A minha mãe jogara apenas Tetris no seu Brick Games e, quando me acompanhou até à arcada e viu a jogabilidade simples, decidiu, após perder a minha vida, tentar ela. Foi a primeira vez que a minha mãe jogou comigo. A ela, juntou-se depois o meu pai e por fim a minha irmã e, todos os sábados, depois do frango assado do Valadas, jogávamos, um a um, Puzzle Bobble e tentávamos ver quem chegava mais longe. Registávamos os níveis, dávamos dicas uns aos outros, apoiávamos quando um de nós conseguia ultrapassar algum obstáculo.

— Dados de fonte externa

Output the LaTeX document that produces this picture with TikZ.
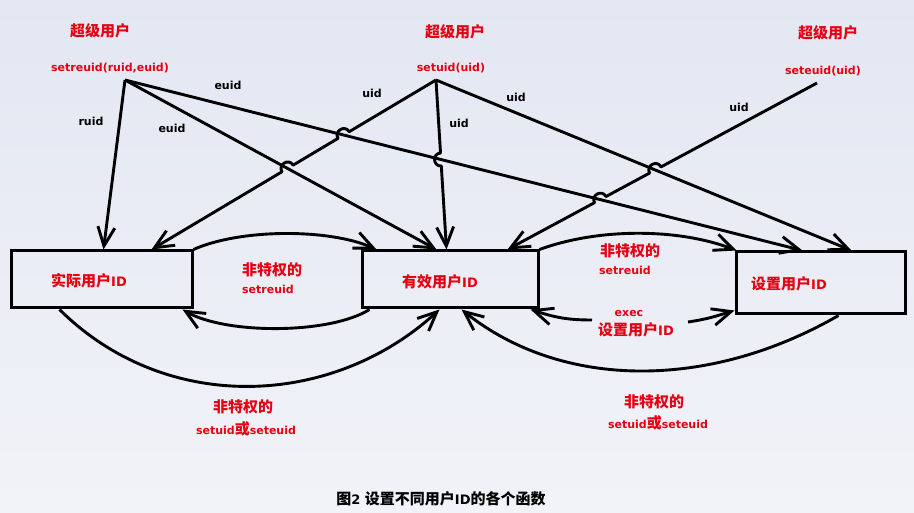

São das poucas memórias que tenho da minha família, junta, de uma forma saudável. Puzzle Bobble, entretanto, já tinha 9 anos nesta fase e, portanto, já se encontrava na sua fase descendente de popularidade. No Japão e, debativelmente, no Ocidente, fora um dos jogos de arcada mais populares do seu ano. De tal forma que, aos dias de hoje, são ainda criados vários jogos dentro da chancela Puzzle Bobble, ou Bust-A-Move, dependendo do território.

A jogabilidade é diabolicamente simples e ao mesmo tempo, absolutamente frustrante no bom sentido. Não nos frustra falhar, frustra sabermos que é tudo um mero cálculo falhado, um joystick que rodámos demais, uma jogada demasiado impaciente. Como os melhores títulos do género, deixa sempre o sabor na boca para dar “só mais uma dentada”. As sequelas acrescentam mais detalhes ao jogo, como modos competitivos de dois jogadores, um modo história, caminhos diferentes a seguir com níveis distintos para cada um.

No entanto, para mim, Puzzle Bobble será sempre mais do que um excelente jogo de puzzle. Será a memória do Verão de 2003, dos inícios de tarde solarengos em que me sentia parte integrante da minha família e verdadeiramente aceite. Não sei dizer quem acabou por ir mais longe no jogo, embora suspeite que tenha sido a minha mãe. Sei dizer que ela não voltou a jogar nenhum jogo comigo até 2014, momento em que a surpreendo a jogar no Facebook e ela me pergunta: queres ajudar-me? Era Bubble Witch Saga. Pensei nas 1001 coisas que poderia dizer sobre aquele que, aos meus olhos, era só uma cópia barata, uma fonte de lucro mascarada de videojogo, como lhe podia mostrar vários títulos ou sequelas muito melhores que aquilo.

Um segundo do que pareceu uma eternidade depois, respondi: Claro que sim, deixa experimentar.